Few truly knew you. They can still talk alot about you, but I feel that they know nothing about the depth of the pain, the disaster and, yes, this holocaust, for -- at least for us, the family and the friends, who are left only as the camp, without you -- our pillar of fire.

Grandfather, you were, and still are our, hero. I want you to know that in all I have ever done, I have always seen you before my eyes. Your esteem and love accompanied us in every step and on every path, and we lived in the light of your values. You never abandoned us, and now they have abandoned you -- you, my eternal hero -- cold and lonely, and I can do nothing to save you, you who are so wonderful.

People greater than I have already eulogized you, but none of them was fortunate like myself [to feel] the caress of your warm, soft hands and the warm embrace that was just for us, or your half-smiles which will always say so much, the same smile that is no more, and froze with you. I have no feelings of revenge because my pain and loss are so big, too big.
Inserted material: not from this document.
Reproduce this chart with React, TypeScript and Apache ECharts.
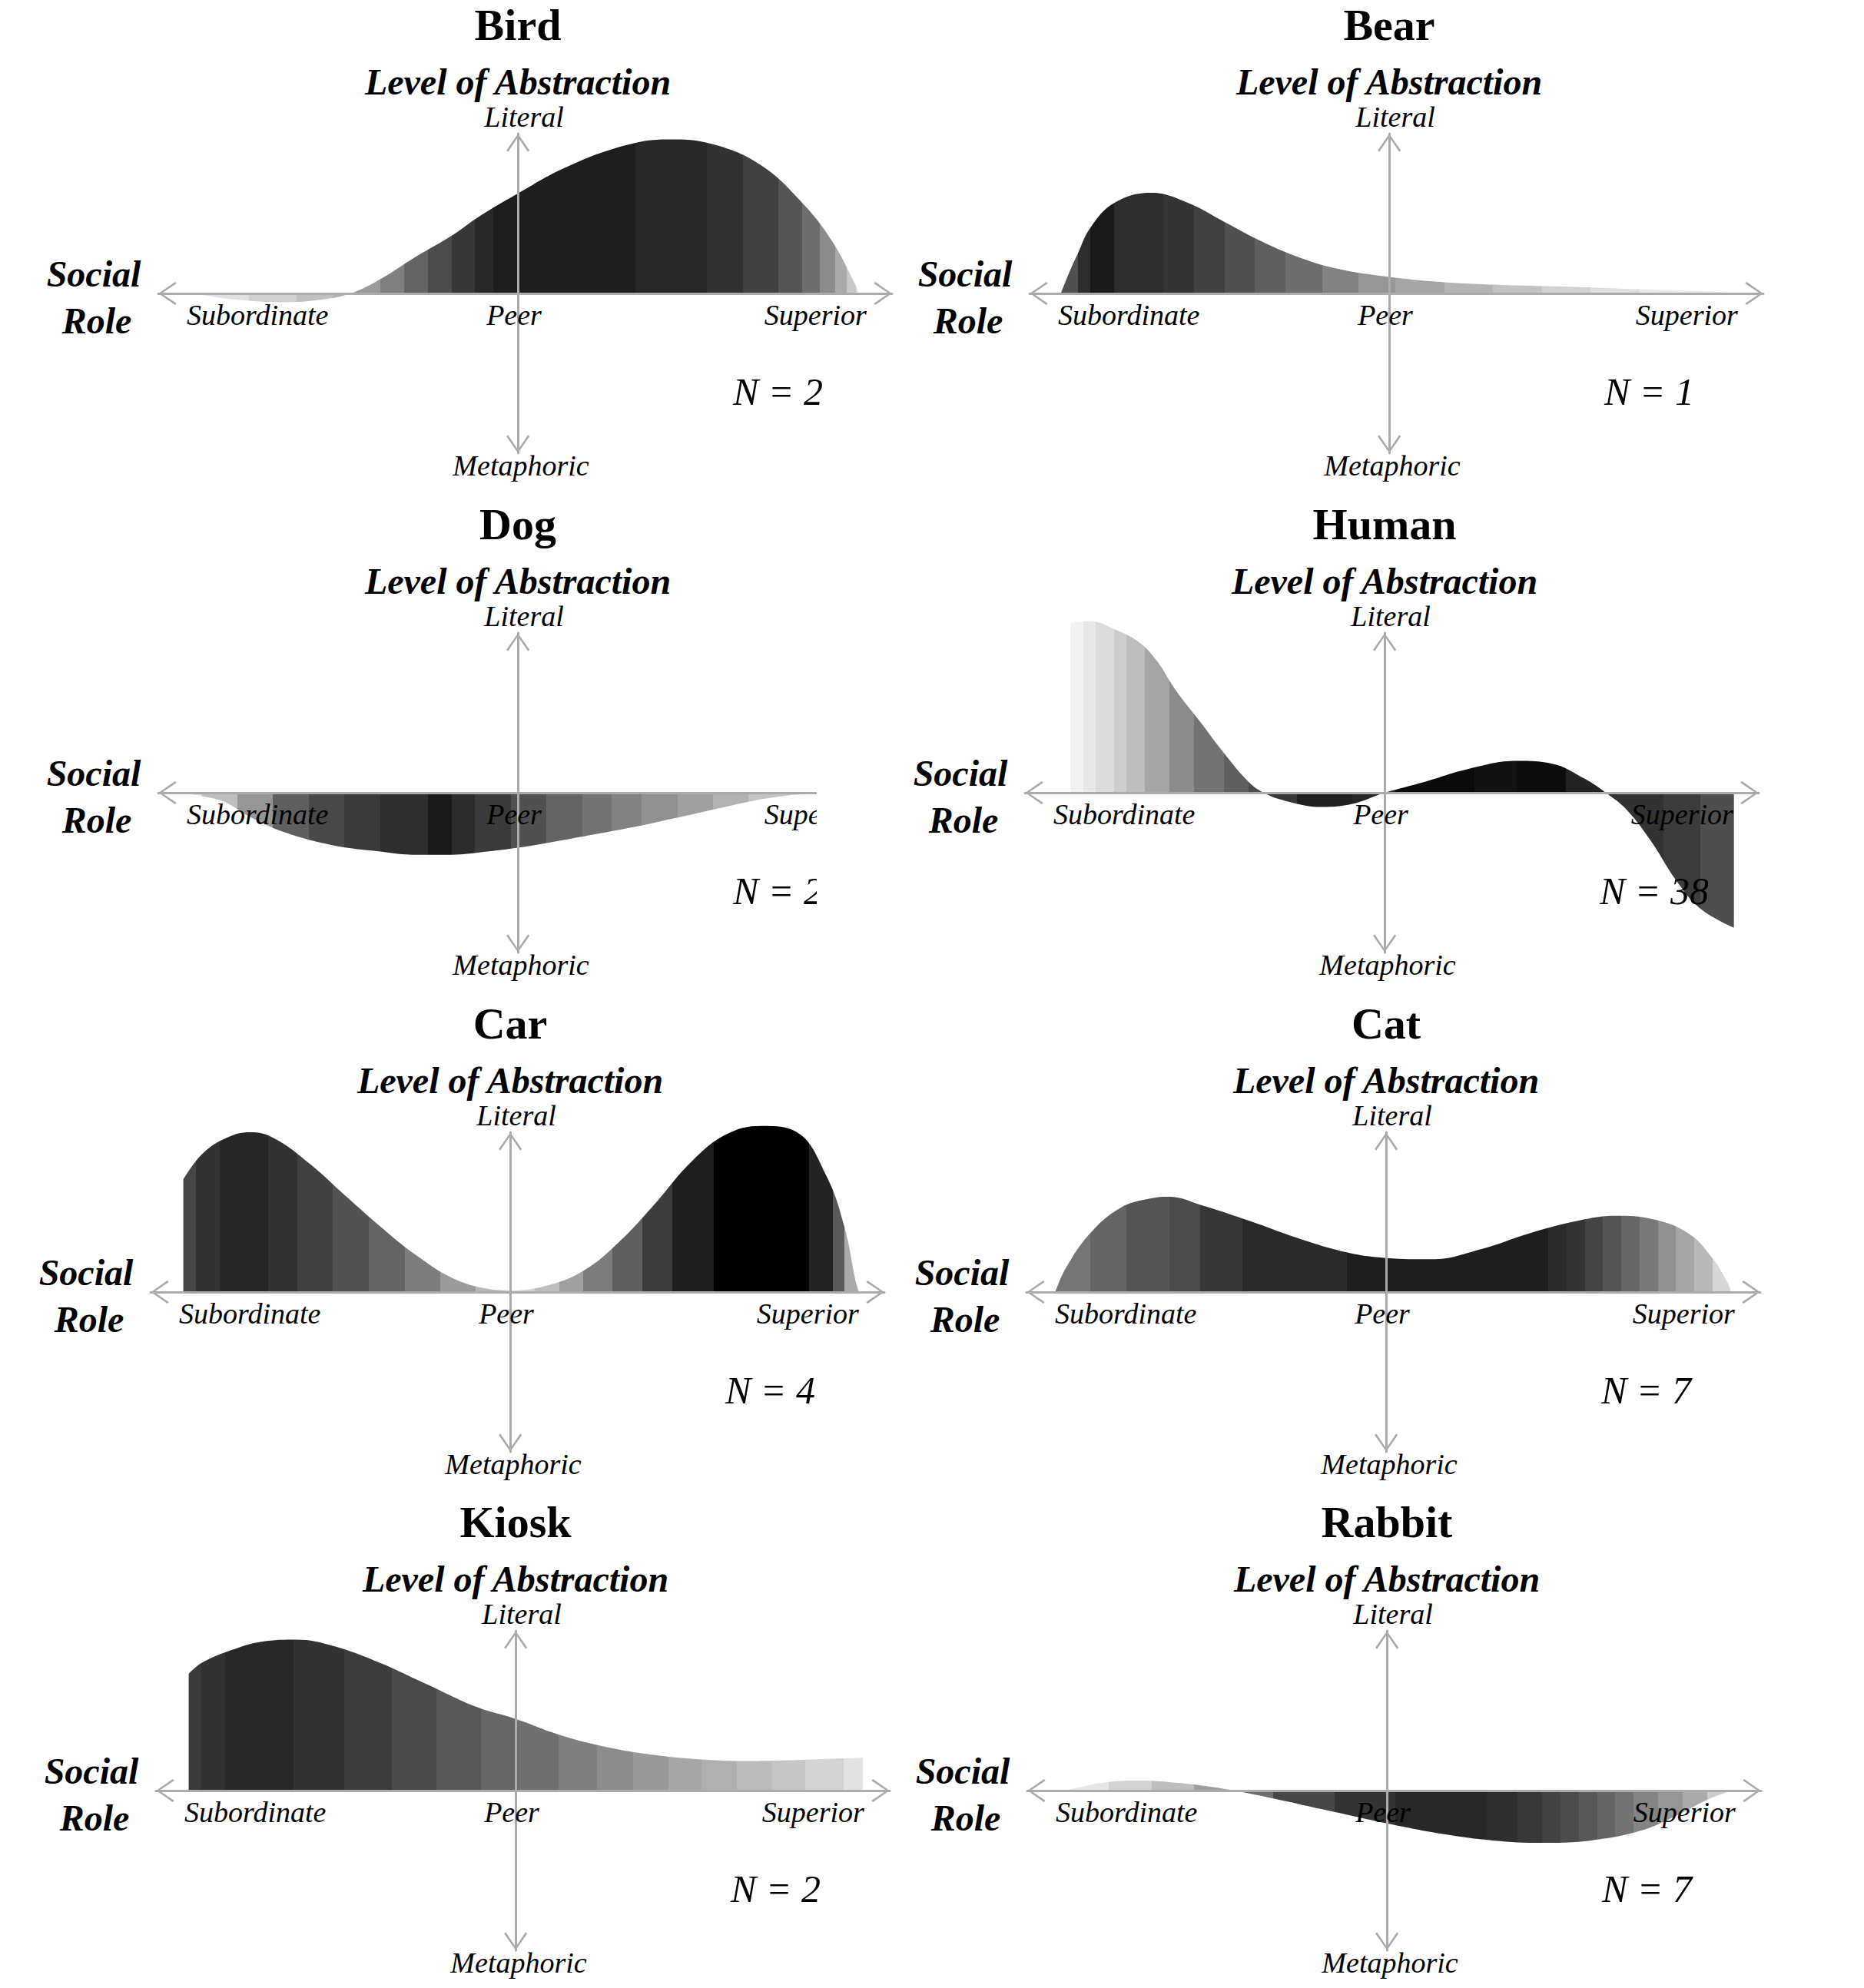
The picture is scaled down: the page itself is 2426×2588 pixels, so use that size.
import React, { useEffect, useRef } from "react";
import * as echarts from "echarts";

// ---------- data ----------
const panelNames = ["Bird", "Bear", "Dog", "Human", "Car", "Cat", "Kiosk", "Rabbit"];
const panelCounts = ["N = 2", "N = 1", "N = 2", "N = 38", "N = 4", "N = 7", "N = 2", "N = 7"];
const xTickLabels = ["Subordinate", "Peer", "Superior"];
const xTickValues = [-0.724, -0.011, 0.827];

const birdX = [-0.896, -0.8, -0.65, -0.55, -0.466, -0.38, -0.284, -0.185, -0.102, 0, 0.129, 0.294, 0.418, 0.542, 0.674, 0.79, 0.873, 0.939, 0.947];
const birdY = [0, -0.035, -0.055, -0.04, 0, 0.093, 0.229, 0.36, 0.49, 0.626, 0.785, 0.924, 0.964, 0.934, 0.805, 0.567, 0.328, 0.05, 0];
const birdShadeX = [-0.896, -0.747, -0.615, -0.516, -0.45, -0.383, -0.317, -0.251, -0.185, -0.119, -0.069, 0.327, 0.526, 0.625, 0.724, 0.79, 0.84, 0.881, 0.914, 0.939];
const birdShade = [225, 208, 192, 175, 155, 128, 100, 75, 55, 40, 30, 40, 50, 65, 85, 110, 140, 170, 200, 225];

const bearX = [-0.913, -0.89, -0.866, -0.832, -0.764, -0.662, -0.56, -0.458, -0.357, -0.255, -0.153, 0, 0.153, 0.357, 0.526, 0.696, 0.866, 0.99];
const bearY = [0, 0.13, 0.249, 0.408, 0.567, 0.63, 0.567, 0.447, 0.328, 0.229, 0.159, 0.103, 0.07, 0.05, 0.04, 0.026, 0.014, 0];
const bearShadeX = [-0.913, -0.866, -0.832, -0.764, -0.628, -0.543, -0.458, -0.374, -0.289, -0.187, -0.085, 0.017, 0.153, 0.289, 0.424, 0.56, 0.696];
const bearShade = [80, 45, 26, 45, 52, 65, 80, 95, 110, 130, 150, 165, 180, 195, 210, 222, 235];

const dogX = [-0.945, -0.879, -0.813, -0.747, -0.648, -0.516, -0.383, -0.284, -0.185, -0.086, 0, 0.145, 0.311, 0.476, 0.592, 0.707, 0.823, 0.95];
const dogY = [0, -0.02, -0.06, -0.149, -0.248, -0.328, -0.368, -0.388, -0.388, -0.368, -0.344, -0.288, -0.219, -0.139, -0.08, -0.03, -0.006, 0];
const dogShadeX = [-0.945, -0.879, -0.78, -0.681, -0.582, -0.483, -0.383, -0.251, -0.185, -0.119, -0.02, 0.079, 0.179, 0.261, 0.344, 0.443, 0.542, 0.641, 0.757];
const dogShade = [225, 190, 150, 95, 72, 58, 45, 26, 44, 58, 80, 100, 115, 130, 145, 160, 178, 195, 215];

const humanX = [-0.874, -0.82, -0.752, -0.684, -0.633, -0.582, -0.514, -0.447, -0.379, -0.336, -0.277, -0.175, -0.09, 0, 0.114, 0.233, 0.368, 0.47, 0.555, 0.615, 0.674, 0.742, 0.81, 0.878, 0.971];
const humanY = [1.06, 1.074, 1.024, 0.944, 0.825, 0.646, 0.447, 0.249, 0.07, 0, -0.05, -0.089, -0.07, 0, 0.07, 0.149, 0.199, 0.179, 0.089, 0, -0.109, -0.308, -0.547, -0.726, -0.845];
const humanShadeX = [-0.874, -0.837, -0.803, -0.752, -0.718, -0.667, -0.599, -0.531, -0.447, -0.379, -0.328, -0.243, -0.09, 0.029, 0.25, 0.368, 0.504, 0.606, 0.776, 0.878];
const humanShade = [242, 232, 220, 205, 190, 165, 140, 115, 95, 75, 55, 32, 38, 10, 18, 12, 35, 50, 60, 78];

const carX = [-0.909, -0.856, -0.79, -0.724, -0.658, -0.559, -0.46, -0.36, -0.261, -0.162, -0.063, 0, 0.1, 0.2, 0.3, 0.4, 0.499, 0.598, 0.698, 0.797, 0.879, 0.929, 0.962, 0.97];
const carY = [0.706, 0.865, 0.964, 1.0, 0.964, 0.805, 0.606, 0.408, 0.229, 0.089, 0.02, 0.01, 0.04, 0.129, 0.308, 0.547, 0.805, 0.984, 1.04, 1.0, 0.726, 0.408, 0.05, 0];
const carShadeX = [-0.909, -0.873, -0.807, -0.674, -0.592, -0.493, -0.393, -0.294, -0.195, -0.096, -0.013, 0.069, 0.136, 0.202, 0.284, 0.367, 0.45, 0.565, 0.83, 0.896, 0.929];
const carShade = [70, 50, 38, 50, 65, 82, 100, 125, 155, 185, 210, 190, 160, 125, 95, 60, 30, 0, 35, 90, 170];

const catX = [-0.92, -0.891, -0.823, -0.739, -0.654, -0.603, -0.518, -0.382, -0.246, -0.11, 0, 0.127, 0.263, 0.399, 0.535, 0.637, 0.739, 0.84, 0.908, 0.951, 0.959];
const catY = [0, 0.149, 0.368, 0.527, 0.586, 0.596, 0.547, 0.447, 0.338, 0.249, 0.213, 0.205, 0.268, 0.368, 0.447, 0.477, 0.457, 0.368, 0.209, 0.05, 0];
const catShadeX = [-0.92, -0.823, -0.722, -0.603, -0.518, -0.399, -0.11, 0.45, 0.501, 0.552, 0.603, 0.654, 0.705, 0.756, 0.806, 0.857, 0.908];
const catShade = [118, 100, 85, 75, 55, 42, 30, 42, 52, 68, 85, 102, 120, 145, 165, 185, 215];

const kioskX = [-0.909, -0.873, -0.793, -0.707, -0.608, -0.509, -0.377, -0.245, -0.112, 0, 0.119, 0.251, 0.383, 0.516, 0.648, 0.78, 0.879, 0.965];
const kioskY = [0.731, 0.799, 0.877, 0.932, 0.945, 0.906, 0.799, 0.663, 0.526, 0.448, 0.351, 0.273, 0.224, 0.195, 0.185, 0.191, 0.199, 0.205];
const kioskShadeX = [-0.909, -0.873, -0.807, -0.617, -0.476, -0.344, -0.22, -0.096, 0.003, 0.119, 0.226, 0.326, 0.425, 0.516, 0.615, 0.714, 0.805, 0.912];
const kioskShade = [58, 50, 40, 50, 60, 74, 88, 102, 112, 127, 140, 153, 166, 176, 188, 198, 212, 226];

const rabbitX = [-0.927, -0.876, -0.791, -0.689, -0.587, -0.486, -0.426, -0.316, -0.18, 0, 0.16, 0.295, 0.431, 0.567, 0.703, 0.805, 0.89, 0.958];
const rabbitY = [0, 0.01, 0.049, 0.062, 0.049, 0.023, 0, -0.049, -0.117, -0.205, -0.273, -0.312, -0.327, -0.312, -0.253, -0.156, -0.058, 0];
const rabbitShadeX = [-0.927, -0.774, -0.655, -0.537, -0.426, -0.316, -0.146, 0.024, 0.278, 0.363, 0.431, 0.482, 0.533, 0.584, 0.635, 0.686, 0.754, 0.822, 0.89];
const rabbitShade = [230, 210, 190, 160, 110, 70, 52, 40, 46, 56, 66, 76, 88, 100, 115, 132, 150, 170, 205];

const panelXs = [birdX, bearX, dogX, humanX, carX, catX, kioskX, rabbitX];
const panelYs = [birdY, bearY, dogY, humanY, carY, catY, kioskY, rabbitY];
const panelShadeXs = [birdShadeX, bearShadeX, dogShadeX, humanShadeX, carShadeX, catShadeX, kioskShadeX, rabbitShadeX];
const panelShades = [birdShade, bearShade, dogShade, humanShade, carShade, catShade, kioskShade, rabbitShade];

// ---------- layout ----------
const W = 2426;
const H = 2588;
const centerX = [674, 1808, 674, 1802, 664, 1804, 671, 1805];
const rowY = [0, 0, 650, 650, 1300, 1300, 1949, 1949];
const LEFT_SPAN = 468;
const GRID_W = 955;
const GRID_TOP = 174;
const GRID_H = 416;
const AXIS_GRAY = "#ababab";
const FONT = "Liberation Serif";
const CHEVRON = "path://M15,0 L30,21.5 L28,23.5 L15,4.2 L2,23.5 L0,21.5 Z";

function stripeStops(xs: number[], sx: number[], sg: number[]) {
  const x0 = xs[0];
  const x1 = xs[xs.length - 1];
  const clamp = (v: number) => Math.max(0, Math.min(1, v));
  const stops: { offset: number; color: string }[] = [];
  for (let i = 0; i < sx.length; i++) {
    const a = clamp((sx[i] - x0) / (x1 - x0));
    const b = i + 1 < sx.length ? clamp((sx[i + 1] - x0) / (x1 - x0)) : 1;
    const c = `rgb(${sg[i]},${sg[i]},${sg[i]})`;
    stops.push({ offset: a, color: c }, { offset: b, color: c });
  }
  return stops;
}

function text(x: number, y: number, str: string, size: number, weight: string, style: string, align = "center") {
  return {
    type: "text",
    x,
    y,
    z: 50,
    silent: true,
    style: {
      text: str,
      fill: "#000",
      fontSize: size,
      fontFamily: FONT,
      fontWeight: weight,
      fontStyle: style,
      align,
      verticalAlign: "middle",
      textAlign: align,
      textVerticalAlign: "middle",
    },
  };
}

function buildOption() {
  const grid: any[] = [];
  const xAxis: any[] = [];
  const yAxis: any[] = [];
  const series: any[] = [];
  const elements: any[] = [];

  const arrowLine = (onZero: boolean) => ({
    show: true,
    onZero,
    lineStyle: { color: AXIS_GRAY, width: 3 },
    symbol: [CHEVRON, CHEVRON],
    symbolSize: [30, 24],
    symbolOffset: [12, -12],
  });

  panelNames.forEach((name, i) => {
    const c = centerX[i];
    const r = rowY[i];
    grid.push({ left: c - LEFT_SPAN, top: r + GRID_TOP, width: GRID_W, height: GRID_H, containLabel: false });
    // horizontal axis: the y range is symmetric, so the middle of the grid is y = 0
    xAxis.push({
      type: "value",
      gridIndex: i,
      position: "bottom",
      offset: -GRID_H / 2,
      min: -1,
      max: 1.04,
      z: 3,
      axisLine: arrowLine(false),
      axisTick: { show: false },
      splitLine: { show: false },
      axisLabel: {
        show: true,
        customValues: xTickValues,
        margin: 9,
        color: "#000",
        fontFamily: FONT,
        fontStyle: "italic",
        fontSize: 38,
        formatter: (v: number) => {
          let best = 0;
          xTickValues.forEach((t, k) => {
            if (Math.abs(t - v) < Math.abs(xTickValues[best] - v)) best = k;
          });
          return xTickLabels[best];
        },
      },
    });
    yAxis.push({
      type: "value",
      gridIndex: i,
      min: -1,
      max: 1,
      z: 3,
      axisLine: arrowLine(true),
      axisTick: { show: false },
      splitLine: { show: false },
      axisLabel: { show: false },
    });
    const xs = panelXs[i];
    const ys = panelYs[i];
    series.push({
      type: "line",
      name,
      xAxisIndex: i,
      yAxisIndex: i,
      data: xs.map((x, j) => [x, ys[j]]),
      smooth: 0.4,
      symbol: "none",
      showSymbol: false,
      clip: false,
      silent: true,
      z: 2,
      lineStyle: { width: 0, opacity: 0 },
      areaStyle: {
        opacity: 1,
        origin: 0,
        color: new echarts.graphic.LinearGradient(0, 0, 1, 0, stripeStops(xs, panelShadeXs[i], panelShades[i])),
      },
    });

    elements.push(text(c, r + 32, name, 58, "bold", "normal"));
    elements.push(text(c, r + 106, "Level of Abstraction", 48, "bold", "italic"));
    elements.push(text(c + 8, r + 152, "Literal", 38, "normal", "italic"));
    elements.push(text(c + 4, r + 606, "Metaphoric", 38, "normal", "italic"));
    elements.push(text(c - 552, r + 356, "Social", 48, "bold", "italic"));
    elements.push(text(c - 548, r + 417, "Role", 48, "bold", "italic"));
    elements.push(text(c + 280, r + 510, panelCounts[i], 50, "normal", "italic", "left"));
  });

  // the Dog panel is cut off on its right side in the original figure
  elements.push({
    type: "rect",
    z: 100,
    silent: true,
    shape: { x: 1063, y: 650 + 150, width: 112, height: 500 },
    style: { fill: "#ffffff" },
  });

  return {
    animation: false,
    backgroundColor: "#ffffff",
    grid,
    xAxis,
    yAxis,
    series,
    graphic: { elements },
  };
}

export default function App() {
  const ref = useRef<HTMLDivElement>(null);
  useEffect(() => {
    document.body.style.margin = "0";
    if (!ref.current) return;
    const chart = echarts.init(ref.current, undefined, { renderer: "svg" });
    chart.setOption(buildOption() as any);
    return () => chart.dispose();
  }, []);
  return <div ref={ref} style={{ width: W, height: H }} />;
}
The ground has slipped away from under our feet, and we are trying, somehow, to sit in this empty space that has been left behind, in the meantime, without any particular success. I am incapable of finishing, but it appears that a strange hand, a miserable person, has already finished for me. Having no choice, I part from you, a hero, and ask that you rest in peace, that you think about us and miss us, because we here -- down below -- love you so much. To the angels of heaven that are accompanying you now, I ask that they watch over you, that they guard you well, because you deserve such a guard. We will love you grandfather, always.